The Local gives you the lowdown on the political events to add to your calendar in the summer of 2023.



Järvaveckan (Järva Week) was founded in 2013 as a tiny film festival with only a few hundred people, but it has grown to one of Sweden’s biggest political events in the last few years.

It now attracts tens of thousands of visitors every year, with representatives from every major party attending. Held at the Spånga sports field in Stockholm’s northern suburbs, it is still young and vibrant enough to feel less elite than its older cousin, the Almedalsveckan (Almedalen Week) festival.


Which politicians are speaking? Liberal leader Johan Pehrson and Social Democrat leader Magdalena Andersson will take the stage on May 31st, followed by the Green Party’s Per Bolund and the Sweden Democrats’ Linda Lindberg on June 1st, the Centre Party’s Muharrem Demirok and the Left Party’s Nooshi Dadgostar on June 2nd, and the Moderates’ Gunnar Strömmer and Christian Democrats’ Jakob Forssmed on June 3rd.

In a sign of how popular this festival has got, the only parties not represented by their party leaders are the Sweden Democrats, Moderates and Christian Democrats. As The Local reported last week, Sweden Democrat leader Jimmie Åkesson has cancelled his attendance at Almedalsveckan too, choosing instead to take a long summer holiday.

There will also be a bunch of panel talks on everything from tech and talent growth to housing and equality, as well as several cultural events and food trucks.

When: May 31st – June 3rd

Getting here: Take the SL commuter train from Stockholm City to Spånga or the metro from T-centralen to Tensta and walk from there.

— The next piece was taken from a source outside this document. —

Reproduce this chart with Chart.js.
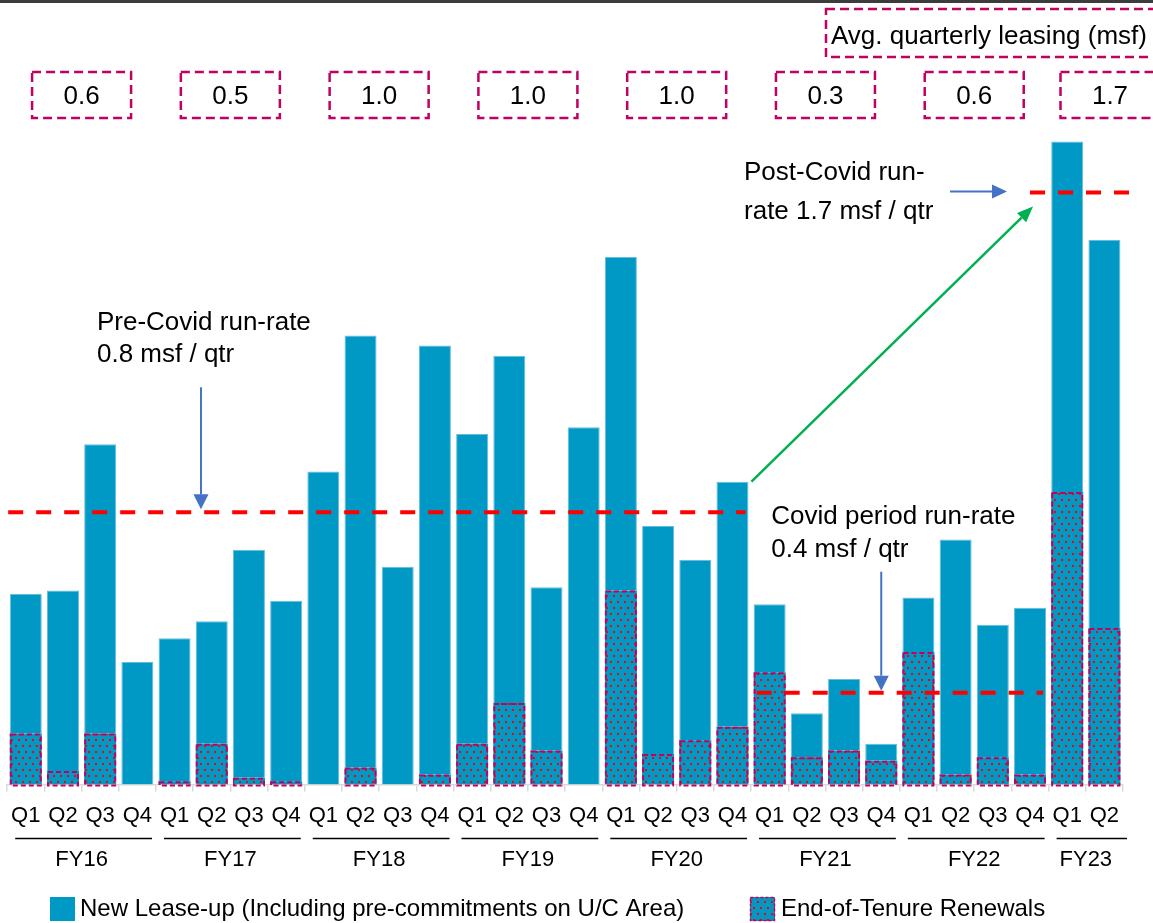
<!DOCTYPE html>
<html>
<head>
<meta charset="utf-8">
<script src="https://cdn.jsdelivr.net/npm/chart.js@4"></script>
<style>
html,body{margin:0;padding:0;background:#fff;}
</style>
</head>
<body>
<canvas id="chart" width="1153" height="923"></canvas>
<script>
// quarters FY16 Q1 .. FY23 Q2, values in msf
const quarterLabels = ["Q1","Q2","Q3","Q4","Q1","Q2","Q3","Q4","Q1","Q2","Q3","Q4","Q1","Q2","Q3","Q4",
  "Q1","Q2","Q3","Q4","Q1","Q2","Q3","Q4","Q1","Q2","Q3","Q4","Q1","Q2"];
const fiscalYears = ["FY16","FY17","FY18","FY19","FY20","FY21","FY22","FY23"];
const quartersPerYear = [4,4,4,4,4,4,4,2];
const avgQuarterly = ["0.6","0.5","1.0","1.0","1.0","0.3","0.6","1.7"];

const renewals = [0.15,0.04,0.15,0, 0.01,0.12,0.02,0.01, 0,0.05,0,0.03, 0.12,0.24,0.10,0,
  0.57,0.09,0.13,0.17, 0.33,0.08,0.10,0.07, 0.39,0.03,0.08,0.03, 0.86,0.46];
const newLeaseUp = [0.41,0.53,0.85,0.36, 0.42,0.36,0.67,0.53, 0.92,1.27,0.64,1.26, 0.91,1.02,0.48,1.05,
  0.98,0.67,0.53,0.72, 0.20,0.13,0.21,0.05, 0.16,0.69,0.39,0.49, 1.03,1.14];

// run-rate lines as drawn: level, first quarter, last quarter
const runRateLevels = [0.80, 0.27, 1.74];
const runRateSpans = [[0,19],[20,27],[28,29]];
const runRateText = [["Pre-Covid run-rate","0.8 msf / qtr"],["Covid period run-rate","0.4 msf / qtr"],["Post-Covid run-","rate 1.7 msf / qtr"]];

const legendLabels = ["New Lease-up (Including pre-commitments on U/C Area)","End-of-Tenure Renewals"];
const avgTitle = "Avg. quarterly leasing (msf)";

const W = 1153;
const teal = '#0098C4';
const magenta = '#C00062';
const FONT = "'Liberation Sans', Arial, sans-serif";

const canvas = document.getElementById('chart');
const mainCtx = canvas.getContext('2d');

function makePattern(){
  const c = document.createElement('canvas');
  c.width = 7; c.height = 12;
  const g = c.getContext('2d');
  g.fillStyle = teal; g.fillRect(0,0,7,12);
  g.fillStyle = '#FF0000';
  g.fillRect(1,1,2,2); g.fillRect(4,7,2,2);
  return mainCtx.createPattern(c,'repeat');
}
const hatch = makePattern();

function arrow(ctx, x1, y1, x2, y2, color, lw, hl, hw){
  const a = Math.atan2(y2-y1, x2-x1);
  const bx = x2 - hl*Math.cos(a), by = y2 - hl*Math.sin(a);
  ctx.setLineDash([]);
  ctx.strokeStyle = color; ctx.lineWidth = lw;
  ctx.beginPath(); ctx.moveTo(x1,y1); ctx.lineTo(bx,by); ctx.stroke();
  ctx.fillStyle = color;
  ctx.beginPath(); ctx.moveTo(x2,y2);
  ctx.lineTo(bx + hw/2*Math.sin(a), by - hw/2*Math.cos(a));
  ctx.lineTo(bx - hw/2*Math.sin(a), by + hw/2*Math.cos(a));
  ctx.closePath(); ctx.fill();
}

function text(ctx, s, x, y, size, align){
  ctx.fillStyle = '#000';
  ctx.font = size + 'px ' + FONT;
  ctx.textAlign = align || 'left';
  ctx.textBaseline = 'middle';
  ctx.fillText(s, x, y);
}

const overlay = {
  id: 'overlay',
  afterDatasetsDraw(chart){
    const ctx = chart.ctx;
    const xs = chart.scales.x, ys = chart.scales.y;
    const catW = xs.getPixelForValue(1) - xs.getPixelForValue(0);
    ctx.save();

    // dashed outline of renewal segments
    const rMeta = chart.getDatasetMeta(0);
    ctx.strokeStyle = magenta; ctx.lineWidth = 2; ctx.setLineDash([5,3]);
    rMeta.data.forEach((bar, i) => {
      if (!renewals[i]) return;
      const p = bar.getProps(['x','y','base','width'], true);
      ctx.strokeRect(p.x - p.width/2 + 1, p.y + 1, p.width - 2, p.base - p.y);
    });

    // run-rate dashed lines
    const nMeta = chart.getDatasetMeta(1);
    const half = nMeta.data[0].width / 2;
    const lineY = runRateLevels.map(v => ys.getPixelForValue(v));
    const segs = [
      [xs.getPixelForValue(runRateSpans[0][0]) - catW/2 + 1, xs.getPixelForValue(runRateSpans[0][1]) + half - 3],
      [xs.getPixelForValue(runRateSpans[1][0]) - half + 3, xs.getPixelForValue(runRateSpans[1][1]) + half - 3],
      [xs.getPixelForValue(runRateSpans[2][0]) - catW, xs.getPixelForValue(runRateSpans[2][1]) + catW]
    ];
    ctx.strokeStyle = '#FF0000'; ctx.lineWidth = 4; ctx.setLineDash([15,13]);
    segs.forEach((s, k) => {
      ctx.beginPath(); ctx.moveTo(s[0], lineY[k]); ctx.lineTo(s[1], lineY[k]); ctx.stroke();
    });

    // pre-covid annotation
    const preX = xs.getPixelForValue(4.71);
    text(ctx, runRateText[0][0], preX - 104, lineY[0] - 190, 26);
    text(ctx, runRateText[0][1], preX - 104, lineY[0] - 158, 26);
    arrow(ctx, preX, lineY[0] - 125, preX, lineY[0] - 3, '#4472C4', 2, 15, 15);

    // covid annotation
    const covX = xs.getPixelForValue(23);
    text(ctx, runRateText[1][0], covX - 110, lineY[1] - 176, 26);
    text(ctx, runRateText[1][1], covX - 110, lineY[1] - 143, 26);
    arrow(ctx, covX, lineY[1] - 121, covX, lineY[1] - 2, '#4472C4', 2, 15, 15);

    // post-covid annotation
    const postEnd = segs[2][0] - 23;
    text(ctx, runRateText[2][0], postEnd - 263, lineY[2] - 20, 26);
    text(ctx, runRateText[2][1], postEnd - 263, lineY[2] + 19, 26);
    arrow(ctx, postEnd - 57, lineY[2] - 1, postEnd, lineY[2] - 1, '#4472C4', 2, 15, 14);

    // green arrow from FY20 Q4 to post-covid level
    const b19 = nMeta.data[19];
    arrow(ctx, b19.x + b19.width/2 + 3, b19.y, segs[2][0] + 3, lineY[2] + 14, '#00B050', 2.5, 16, 13);

    ctx.restore();
  },
  afterDraw(chart){
    const ctx = chart.ctx;
    const xs = chart.scales.x;
    const catW = xs.getPixelForValue(1) - xs.getPixelForValue(0);
    ctx.save();

    // top band
    ctx.fillStyle = '#3C3C3C'; ctx.fillRect(0, 0, W, 3);

    let start = 0;
    fiscalYears.forEach((fy, k) => {
      const n = quartersPerYear[k];
      const left = xs.getPixelForValue(start) - catW/2;
      const right = xs.getPixelForValue(start + n - 1) + catW/2;
      // group underline + label
      ctx.setLineDash([]);
      ctx.strokeStyle = '#000'; ctx.lineWidth = 1.3;
      ctx.beginPath(); ctx.moveTo(left + 8, 838.5); ctx.lineTo(right - (k === 7 ? -4 : 4), 838.5); ctx.stroke();
      text(ctx, fy, (left + right)/2, 860, 22, 'center');
      // average box
      const cx = Math.min(left + 2*catW, W - 43);
      ctx.strokeStyle = magenta; ctx.lineWidth = 2.5; ctx.setLineDash([9,5]);
      ctx.strokeRect(cx - 49.5, 72, 99, 46);
      text(ctx, avgQuarterly[k], cx, 97, 26, 'center');
      start += n;
    });

    // avg title box
    ctx.strokeStyle = magenta; ctx.lineWidth = 2.5; ctx.setLineDash([9,5]);
    ctx.strokeRect(826, 9, 340, 48);
    text(ctx, avgTitle, 831, 37, 26);

    // legend
    ctx.setLineDash([]);
    ctx.fillStyle = teal; ctx.fillRect(50, 897, 25, 24);
    text(ctx, legendLabels[0], 80, 909, 24);
    ctx.fillStyle = hatch; ctx.fillRect(750, 897, 25, 24);
    ctx.strokeStyle = magenta; ctx.lineWidth = 1.5; ctx.setLineDash([3,2]);
    ctx.strokeRect(750.5, 897.5, 24, 23);
    text(ctx, legendLabels[1], 781, 909, 24);

    ctx.restore();
  }
};

new Chart(canvas, {
  type: 'bar',
  data: {
    labels: quarterLabels,
    datasets: [
      {
        label: legendLabels[1],
        data: renewals,
        backgroundColor: hatch,
        borderWidth: 0,
        categoryPercentage: 1,
        barPercentage: 0.86
      },
      {
        label: legendLabels[0],
        data: newLeaseUp,
        backgroundColor: teal,
        borderColor: '#66BEDD',
        borderWidth: 1,
        categoryPercentage: 1,
        barPercentage: 0.86
      }
    ]
  },
  options: {
    responsive: false,
    animation: false,
    layout: { padding: { left: 7, right: 30, top: 138, bottom: 83 } },
    plugins: { legend: { display: false }, tooltip: { enabled: false } },
    scales: {
      x: {
        stacked: true,
        grid: { display: true, drawOnChartArea: false, color: '#D9D9D9', tickLength: 7, lineWidth: 1.5 },
        border: { color: '#D9D9D9', width: 1.5 },
        ticks: { color: '#000', font: { family: FONT, size: 22 }, padding: 11, autoSkip: false, maxRotation: 0 }
      },
      y: {
        stacked: true,
        display: false,
        min: 0,
        max: 1.9
      }
    }
  },
  plugins: [overlay]
});
</script>
</body>
</html>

Alternatively, there are also buses from both Spånga and Tensta to Spånga IP, where the festival is held.

Moderate leader Ulf Kristersson speaking at last year's Almedalen Week. Photo: Henrik Montgomery/TT


In the summer of 1968, Olof Palme (then education minister, later prime minister) gave an impromptu speech off the back of a truck on his summer holiday on the island of Gotland. It was the start of Almedalsveckan – Sweden’s main political festival, also known as Almedalen.

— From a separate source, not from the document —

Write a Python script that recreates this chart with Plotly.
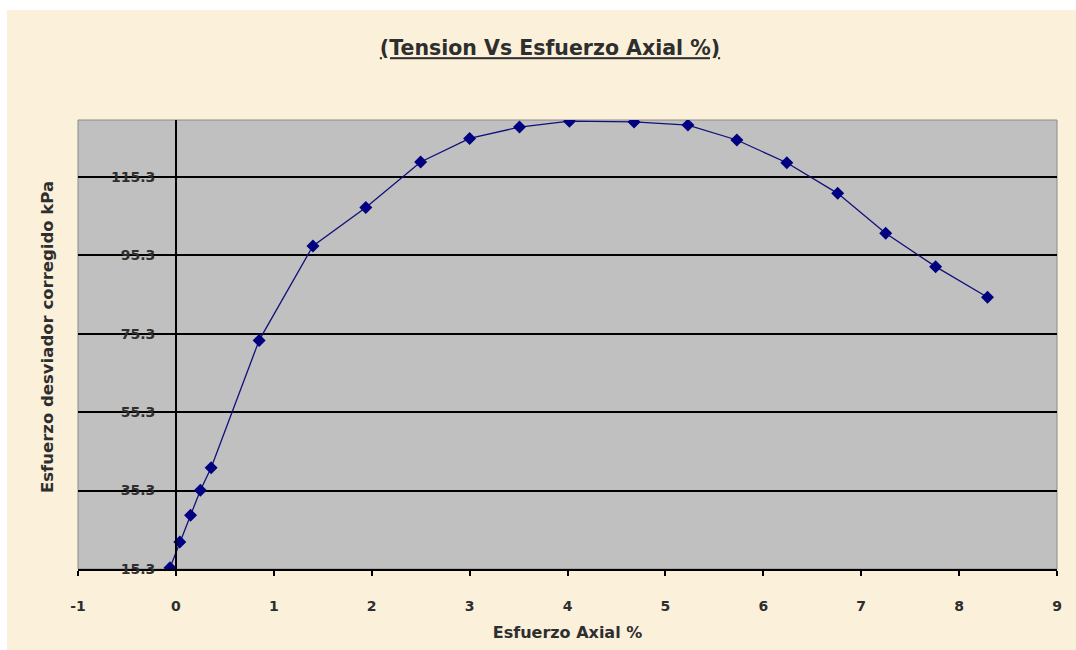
import plotly.graph_objects as go

# Axial strain (%) and corrected deviator stress (kPa)
esfuerzo_axial = [-0.06, 0.04, 0.15, 0.25, 0.36, 0.85, 1.40, 1.94, 2.50, 3.00,
                  3.51, 4.02, 4.68, 5.23, 5.73, 6.24, 6.76, 7.25, 7.76, 8.29]
esfuerzo_desviador = [15.6, 22.2, 29.0, 35.4, 41.1, 73.6, 97.7, 107.5, 119.1, 125.1,
                      128.0, 129.5, 129.3, 128.5, 124.7, 118.9, 111.1, 100.9, 92.4, 84.6]

y_ticks = [15.3, 35.3, 55.3, 75.3, 95.3, 115.3]
y_tick_labels = [f"{v:.1f}" for v in y_ticks]
x_ticks = [-1, 0, 1, 2, 3, 4, 5, 6, 7, 8, 9]
x_tick_labels = [str(v) for v in x_ticks]

W, H = 1076, 650
L, R, T, B = 78, 19, 120, 81
pw, ph = W - L - R, H - T - B

def px_x(p):
    return (p - L) / pw

def px_y(p):
    return (H - B - p) / ph

FONT = "DejaVu Sans, Verdana, sans-serif"
TXT = "#2e2e2e"
CREAM = "#FBF0DA"

fig = go.Figure()
fig.add_trace(go.Scatter(
    x=esfuerzo_axial, y=esfuerzo_desviador,
    mode="lines+markers",
    line=dict(color="#10107a", width=1.3),
    marker=dict(symbol="diamond", size=10, color="#000080"),
    showlegend=False,
))

shapes = [
    # white margin strips along the top and left of the sheet
    dict(type="rect", xref="paper", yref="paper", layer="below",
         x0=px_x(0), x1=px_x(W), y0=px_y(10), y1=px_y(0),
         fillcolor="white", line=dict(width=0)),
    dict(type="rect", xref="paper", yref="paper", layer="below",
         x0=px_x(0), x1=px_x(7), y0=px_y(H), y1=px_y(0),
         fillcolor="white", line=dict(width=0)),
    # plot area frame
    dict(type="rect", xref="paper", yref="paper", layer="between",
         x0=0, x1=1, y0=0, y1=1, fillcolor="rgba(0,0,0,0)",
         line=dict(color="#8a8a8a", width=1)),
]

fig.update_layout(
    width=W, height=H,
    margin=dict(l=L, r=R, t=T, b=B, pad=0),
    paper_bgcolor=CREAM,
    plot_bgcolor="#C0C0C0",
    font=dict(family=FONT, color=TXT, size=13),
    shapes=shapes,
    title=dict(
        text="<b><u>(Tension Vs Esfuerzo Axial %)</u></b>",
        x=550 / W, xanchor="center",
        y=1 - 48 / H, yanchor="middle",
        font=dict(size=20.5, family=FONT, color=TXT),
    ),
    xaxis=dict(
        range=[-1, 9], tickvals=x_ticks, ticktext=x_tick_labels,
        showgrid=False, zeroline=False,
        showline=True, linecolor="black", linewidth=1.5,
        ticks="outside", ticklen=5, tickwidth=1.5, tickcolor="black",
        ticklabelstandoff=18,
        tickfont=dict(size=14, family=FONT, color=TXT, weight="bold"),
        title=dict(text="<b>Esfuerzo Axial %</b>", standoff=14,
                   font=dict(size=16, family=FONT, color=TXT)),
        fixedrange=True,
    ),
    yaxis=dict(
        range=[15.3, 129.8], tickvals=y_ticks, ticktext=y_tick_labels,
        anchor="free", position=0.1,
        showgrid=True, gridcolor="black", gridwidth=1.5,
        zeroline=False,
        showline=True, linecolor="black", linewidth=1.5,
        ticks="", ticklabelstandoff=17,
        tickfont=dict(size=14, family=FONT, color=TXT, weight="bold"),
        fixedrange=True,
    ),
)

fig.add_annotation(
    text="<b>Esfuerzo desviador corregido kPa</b>",
    xref="paper", yref="paper", x=px_x(47), y=px_y(337),
    textangle=-90, showarrow=False, xanchor="center", yanchor="middle",
    font=dict(size=16.5, family=FONT, color=TXT),
)

fig.write_html("out.html")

More than 40,000 people typically attend Almedalen every year, 95 percent of them coming from outside Gotland, where hotel prices shoot up every summer. But interest in the event has been declining in recent years, with critics dismissing it as a week where the political elite mingle and sip rosé rather than the democratic festival it aims to be.

It used to dedicate one day to every party, with the party leader giving a keynote speech in the evening from the stage in the Almedalen park. Today, the party leaders share the days, with Prime Minister Ulf Kristersson speaking on behalf of his Moderates at 11am on June 28th, followed by the Green Party’s Märta Stenevi at 7pm on the same day.


The Social Democrats’ Magdalena Andersson and Centre Party’s Muharrem Demirok will take the stage on June 29th, the Left Party’s Nooshi Dadgostar and Christian Democrats’ Ebba Busch on June 30th and the Liberals’ Johan Pehrson and Sweden Democrats’ Linda Lindberg on July 1st.

The mood at Almedalen this year may be more sombre than previous years, as visitors mark one year since a far-right extremist killed a prominent Swedish psychiatrist at the 2022 festival. He had also planned to attack then-Centre Party leader Annie Lööf.

Almedalen will be harder than Järvaveckan to pay an unplanned visit to unless you already live on Gotland, as hotels and transport are usually booked up months in advance, but the political speeches are usually televised with commentary from experts.

When: June 27th – July 1st

Getting here: Fly to Visby Airport or take the ferry from Nynäshamn.

Politics in Sweden is a weekly column looking at the big talking points and issues in Swedish politics. Members of The Local Sweden can sign up to receive an email alert when the column is published. Just click on this “newsletters” option or visit the menu bar.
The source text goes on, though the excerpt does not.